Last week's highlights
It’s no news that, to grab our ever-diminishing attention, TV networks are edging into a full-fledged war to out-sexy each other. Over the past few weeks, my inbox has been filled with emails bearing the subject “hot girls wanted turned on”, which I’ve only belatedly realised aren’t just more spam waiting to be dumped into the trash folder I like to call my aching Viagra box. In fact, it’s information on a new Netflix documentary series landing this Friday, which promises “personal stories about people whose lives are affected by the explosion of the Internet where social media, pornography and virtual relationships are all just a click away…”
It all sounds edgy and important and totally on Vicetastic trend. But I’m in no rush to watch any more hot topical taboo. Because I’m in mourning for the loss of a true love. A programme that swam against the sexy tide.
A programme that came on as demure as
Audrey Hepburn in a wimple, yet was just as alluring. A programme that smelled not of Dothraki massage oil and stained rubber, but of sawdust, varnish, elbow grease and glue,
and maybe a nice cup of tea. You might know what I’m talking about. I’m talking about Repair Shop (BBC Two).

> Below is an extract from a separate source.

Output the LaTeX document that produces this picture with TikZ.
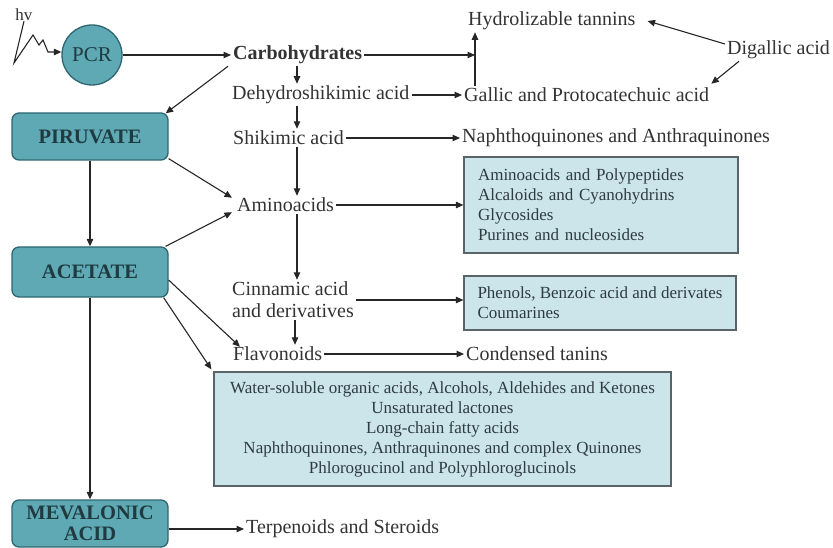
\documentclass[tikz,border=0pt]{standalone}
\usepackage{fontspec}
\setmainfont{Liberation Serif}
\usetikzlibrary{arrows.meta}
\definecolor{tealfill}{HTML}{5EA9B3}
\definecolor{tealline}{HTML}{2F6670}
\definecolor{boxfill}{HTML}{CCE5EA}
\definecolor{boxline}{HTML}{5A6468}
\definecolor{txt}{HTML}{333333}
\definecolor{boxtxt}{HTML}{2E3C42}
\definecolor{nodetxt}{HTML}{1F3A40}
\begin{document}
\begin{tikzpicture}[x=1pt,y=-1pt,
  >={Triangle[length=7.5pt,width=6.5pt]},
  conn/.style={draw=black!85,line width=1.1pt,->},
  lbl/.style={text=txt,font=\fontsize{20}{22}\selectfont,inner sep=2pt,anchor=west},
  lbltwo/.style={lbl,align=left,font=\fontsize{20}{22}\selectfont},
  rbox/.style={draw=tealline,fill=tealfill,line width=1.3pt,rounded corners=7pt,
    minimum width=156pt,text=nodetxt,font=\fontsize{20.5}{21}\selectfont\bfseries,align=center,inner sep=0pt},
  listbox/.style={draw=boxline,fill=boxfill,line width=1.2pt,text=boxtxt,
    font=\fontsize{17}{20}\selectfont,inner sep=0pt},
]
\useasboundingbox (0,0) rectangle (833,548);

% nodes
\node[text=txt,font=\fontsize{17}{20}\selectfont,inner sep=0pt] (hv) at (24,15) {hv};
\node[circle,draw=tealline,fill=tealfill,line width=1.3pt,minimum size=60pt,inner sep=0pt,
  text=nodetxt,font=\fontsize{21}{22}\selectfont] (pcr) at (92,55) {PCR};
\node[lbl,font=\fontsize{20}{22}\selectfont\bfseries] (carb) at (231,55) {Carbohydrates};
\node[lbl] (hydro) at (466,21) {Hydrolizable tannins};
\node[lbl] (digal) at (725,50) {Digallic acid};
\node[lbl] (dehyd) at (230,95) {Dehydroshikimic acid};
\node[lbl] (gallic) at (462,95) {Gallic and Protocatechuic acid};
\node[lbl] (shik) at (231,138) {Shikimic acid};
\node[lbl] (naph) at (460,138) {Naphthoquinones and Anthraquinones};
\node[lbl] (amino) at (235,205) {Aminoacids};
\node[lbltwo] (cinn) at (230,300) {Cinnamic acid\\and derivatives};
\node[lbl] (flav) at (231,354) {Flavonoids};
\node[lbl] (cond) at (464,354) {Condensed tanins};
\node[lbl] (terp) at (244,529) {Terpenoids and Steroids};

\node[rbox,minimum height=47pt] (piru) at (90,136.5) {PIRUVATE};
\node[rbox,minimum height=50pt] (acet) at (90,272) {ACETATE};
\node[rbox,minimum height=47pt] (mev) at (90,523.5) {MEVALONIC\\ACID};

\node[listbox,minimum width=274pt,minimum height=96pt,text width=246pt,align=left]
  (box1) at (601,205) {Aminoacids and Polypeptides\\Alcaloids and Cyanohydrins\\Glycosides\\Purines and nucleosides};
\node[listbox,minimum width=272pt,minimum height=54pt,align=left]
  (box2) at (600,303) {Phenols, Benzoic acid and derivates\\Coumarines};
\node[listbox,minimum width=457pt,minimum height=114pt,align=center]
  (box3) at (442.5,429) {Water-soluble organic acids, Alcohols, Aldehides and Ketones\\Unsaturated lactones\\Long-chain fatty acids\\Naphthoquinones, Anthraquinones and complex Quinones\\Phlorogucinol and Polyphloroglucinols};

% helper coordinates
\coordinate (vx) at (297,0);
\coordinate (jx) at (475,0);

% connectors
\draw[conn] (hv.south) -- (14,63) -- (33,35) -- (39,45) -- (43,40) -- (48,52) -- (pcr.west |- 0,52);
\draw[conn] (pcr.east) -- (carb.west);
\draw[conn] (carb.east) -- (carb.east -| jx);
\draw[conn] (gallic.north -| jx) -- (hydro.south -| jx);
\draw[conn] ([yshift=6pt]digal.west) -- ([xshift=10pt]hydro.east);
\draw[conn] ([xshift=14pt]digal.south west) -- ([yshift=2pt]gallic.north east);
\draw[conn] (dehyd.east) -- (gallic.west);
\draw[conn] (carb.south -| vx) -- (dehyd.north -| vx);
\draw[conn] (dehyd.south -| vx) -- (shik.north -| vx);
\draw[conn] (shik.east) -- (naph.west);
\draw[conn] (shik.south -| vx) -- (amino.north -| vx);
\draw[conn] (amino.east) -- (box1.west |- amino.east);
\draw[conn] (amino.south -| vx) -- (cinn.north -| vx);
\draw[conn] (cinn.east) -- (box2.west |- cinn.east);
\draw[conn] (cinn.south -| 295,0) -- (flav.north -| 295,0);
\draw[conn] (flav.east) -- (cond.west);

\draw[conn] ([xshift=-3pt]carb.south west) -- ([xshift=-3pt,yshift=-1pt]piru.north east);
\draw[conn] ([yshift=2pt]piru.south east) -- ([xshift=-3pt,yshift=-2pt]amino.north west);
\draw[conn] (piru.south) -- (acet.north);
\draw[conn] ([xshift=-3pt]acet.north east) -- ([xshift=-3pt,yshift=2pt]amino.south west);
\draw[conn] ([yshift=-8pt]acet.east) -- ([xshift=9pt,yshift=-2pt]flav.north west);
\draw[conn] ([xshift=-5pt]acet.south east) -- ([xshift=-2pt,yshift=2pt]box3.north west);
\draw[conn] (acet.south) -- (mev.north);
\draw[conn] (mev.east |- terp.west) -- (terp.west);
\end{tikzpicture}
\end{document}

Buried away at 6.30pm every weeknight, for the past fortnight this series afforded the opportunity to mainline the Zen pleasure of simply watching nice people in a shed fixing things. Like an injured Antiques Roadshow, citizens brought in cracked, broken, rusted and otherwise damaged old objects – rocking chairs, teddy bears, vases and bowls, paintings and cuckoo clocks and mechanical toys – and, with a firm handshake, The Repair Shop’s assembled experts pledged to restore them.
Of course, The Repair Shop was also part
of a trend, the same cosy security blanket wave that has brought us all the Bake Offs and
Pottery Throwdowns, a throwback desire in reaction to economic crisis, political fragmentation and the accelerating change of the internet age – a way to keep in touch with an imagined better past, when things were made with care and built to last.
As such, it tended to emphasise the emotion we invest in objects. It’s an interesting line, although, if there was anything wrong with the programme – something that smacked too much of calculation – it’s that it went overboard on the teary family stories attached to the shabby relics on display.
Yet it was worth all that just for the long, satisfying stretches that concentrated on the restorers at work, carefully scraping, filling
and sanding down, then painting, varnishing and buffing up, bringing things back to life.
Is it wrong of me to be more interested in watching someone painstakingly trying to
hide the cracks on an ugly old ceramic bulldog than in hearing about someone’s shiny new internet porn addiction? Maybe. But now The Repair Shop has finished, part of my heart lies broken, and it won’t be fixed until those shed doors open again.